When the doorbell rang at 6am Kate, my wife, went to answer it while I stayed upstairs with the children. Even before she got to the door she knew it was Immigration. There were four immigration officers and two policemen, come for our friend Aram, who had been living with us for several months. He had applied for refugee status in the UK and been refused, so he was homeless and couldn't work or claim any State support.
Aram came to us through the drop-in centre at Asylum Link Merseyside, and had become almost part of the family. He was a particular favourite of our two year old daughter Moya, who loved to ‘help' him with the gardening and cooking. Aram taught her games and songs in Armenian, and Moya would wish him good night with ‘Bar e Gisha'.
Aram was allowed to use the toilet, but had to keep the door open while the immigration officers stood outside the bathroom. Then they put him in the back of their van and he was gone. I went back to check on the children, who thankfully had slept through it.
He spent the next four months in detention centres. We spoke to him on the phone and he was constantly expecting to be deported. Then one day we had a call. "Craig, it's Aram. They've let me out. Can I come home?" So he came back and lived with us for about a year altogether. It turned out the Home Office had never had any travel documents for him.
What struck me most about that morning was that on way upstairs to knock on Aram's door, Kate said to the female immigration officer "I feel terrible." "Why?" she replied. "Do you have a cold?"
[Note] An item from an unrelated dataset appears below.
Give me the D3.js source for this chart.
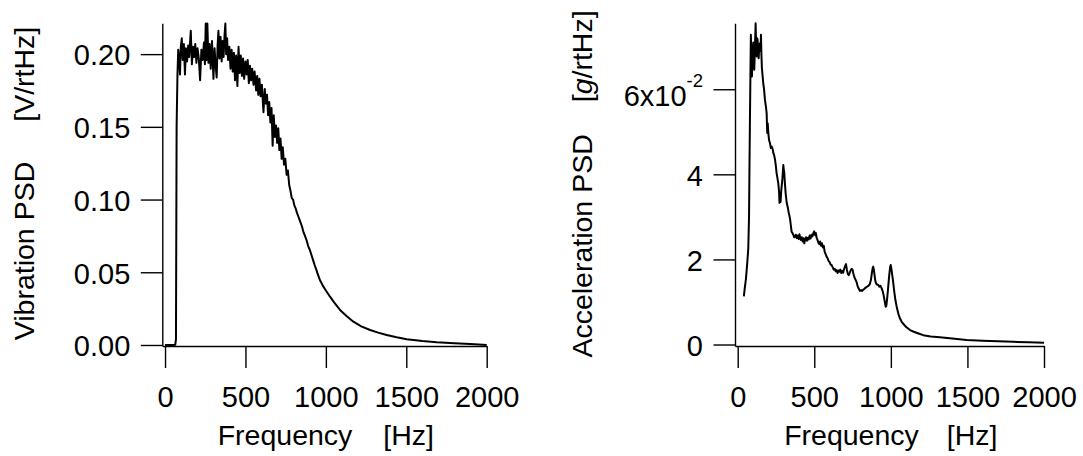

The officers were all polite and professionally cheerful, as if this were a routine bit of traffic duty rather than a dawn arrest. I am pretty sure they are all decent people, who believe in the work they do. But they could arrest a man who had not been accused of any crime, and take him into indefinite detention without a qualm. To them he was just a ‘failed asylum-seeker'. And when we cut ourselves off from people and label them, what won't we do to our fellow human beings?